>>>
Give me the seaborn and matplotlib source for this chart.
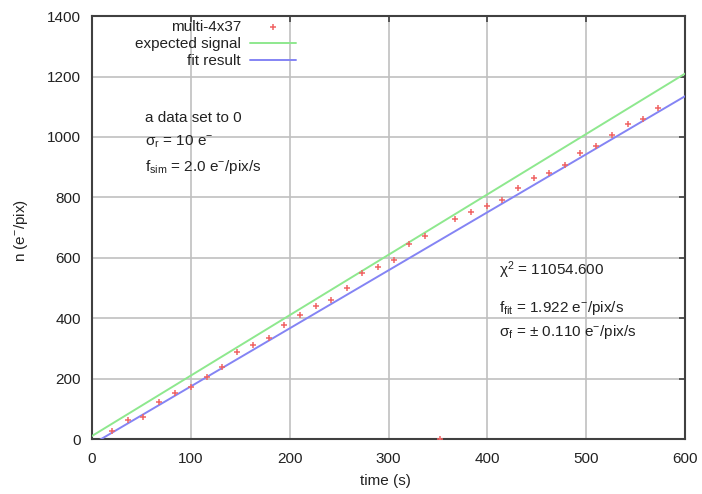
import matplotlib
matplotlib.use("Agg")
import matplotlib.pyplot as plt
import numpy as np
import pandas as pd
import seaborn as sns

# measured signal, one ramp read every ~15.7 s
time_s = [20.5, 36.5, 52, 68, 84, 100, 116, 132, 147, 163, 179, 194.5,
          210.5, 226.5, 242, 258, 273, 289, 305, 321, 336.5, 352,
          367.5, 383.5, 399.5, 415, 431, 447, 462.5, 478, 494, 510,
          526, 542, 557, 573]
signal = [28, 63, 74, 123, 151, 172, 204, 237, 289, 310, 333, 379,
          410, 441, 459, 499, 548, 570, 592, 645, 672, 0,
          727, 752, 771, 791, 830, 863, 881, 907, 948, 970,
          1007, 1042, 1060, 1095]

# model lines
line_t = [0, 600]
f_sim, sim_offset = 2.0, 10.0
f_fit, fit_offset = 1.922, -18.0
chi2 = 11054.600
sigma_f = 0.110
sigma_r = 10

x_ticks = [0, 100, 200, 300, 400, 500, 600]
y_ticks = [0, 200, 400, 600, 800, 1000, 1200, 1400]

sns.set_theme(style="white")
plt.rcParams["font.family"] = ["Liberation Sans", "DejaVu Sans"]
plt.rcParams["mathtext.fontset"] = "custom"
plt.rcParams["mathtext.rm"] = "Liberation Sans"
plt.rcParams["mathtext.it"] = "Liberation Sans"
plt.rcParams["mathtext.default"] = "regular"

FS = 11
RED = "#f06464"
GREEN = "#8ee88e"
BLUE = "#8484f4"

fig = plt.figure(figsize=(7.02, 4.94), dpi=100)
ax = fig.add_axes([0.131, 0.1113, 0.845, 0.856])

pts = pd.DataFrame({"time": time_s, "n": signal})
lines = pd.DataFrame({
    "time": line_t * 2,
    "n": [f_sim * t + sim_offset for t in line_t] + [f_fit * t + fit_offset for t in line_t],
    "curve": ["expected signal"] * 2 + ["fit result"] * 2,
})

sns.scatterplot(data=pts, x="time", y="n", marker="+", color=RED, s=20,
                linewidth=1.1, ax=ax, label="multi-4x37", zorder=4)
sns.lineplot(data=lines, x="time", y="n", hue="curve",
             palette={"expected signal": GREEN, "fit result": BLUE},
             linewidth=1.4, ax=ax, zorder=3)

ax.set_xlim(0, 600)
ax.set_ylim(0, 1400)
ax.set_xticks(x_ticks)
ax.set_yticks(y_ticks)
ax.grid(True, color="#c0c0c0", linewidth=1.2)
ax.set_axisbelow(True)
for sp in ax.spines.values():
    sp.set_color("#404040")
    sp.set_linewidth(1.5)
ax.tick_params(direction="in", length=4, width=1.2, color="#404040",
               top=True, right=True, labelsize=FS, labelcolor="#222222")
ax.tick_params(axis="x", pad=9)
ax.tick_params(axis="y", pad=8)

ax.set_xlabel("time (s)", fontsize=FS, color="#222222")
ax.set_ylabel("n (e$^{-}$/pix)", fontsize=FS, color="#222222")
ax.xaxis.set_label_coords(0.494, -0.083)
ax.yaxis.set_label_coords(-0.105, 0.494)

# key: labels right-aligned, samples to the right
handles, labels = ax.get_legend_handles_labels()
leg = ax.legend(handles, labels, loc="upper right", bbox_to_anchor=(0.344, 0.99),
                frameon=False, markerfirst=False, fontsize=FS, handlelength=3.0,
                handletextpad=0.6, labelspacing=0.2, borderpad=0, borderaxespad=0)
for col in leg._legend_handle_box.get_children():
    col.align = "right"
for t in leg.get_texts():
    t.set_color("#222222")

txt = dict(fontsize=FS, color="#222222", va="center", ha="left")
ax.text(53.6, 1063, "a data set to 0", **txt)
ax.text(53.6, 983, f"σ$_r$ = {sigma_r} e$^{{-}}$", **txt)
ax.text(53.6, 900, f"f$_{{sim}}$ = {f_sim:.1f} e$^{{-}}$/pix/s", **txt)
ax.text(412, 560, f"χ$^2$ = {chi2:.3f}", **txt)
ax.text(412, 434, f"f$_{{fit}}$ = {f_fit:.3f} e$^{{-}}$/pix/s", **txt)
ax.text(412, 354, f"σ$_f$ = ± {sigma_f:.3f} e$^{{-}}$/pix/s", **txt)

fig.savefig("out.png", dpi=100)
<<<
• _What to work on_
Pick out every line above that holds the word "matplotlib" and copy it.

• _Answer to this task_
Give me the seaborn and matplotlib source for this chart.
import matplotlib
matplotlib.use("Agg")
import matplotlib.pyplot as plt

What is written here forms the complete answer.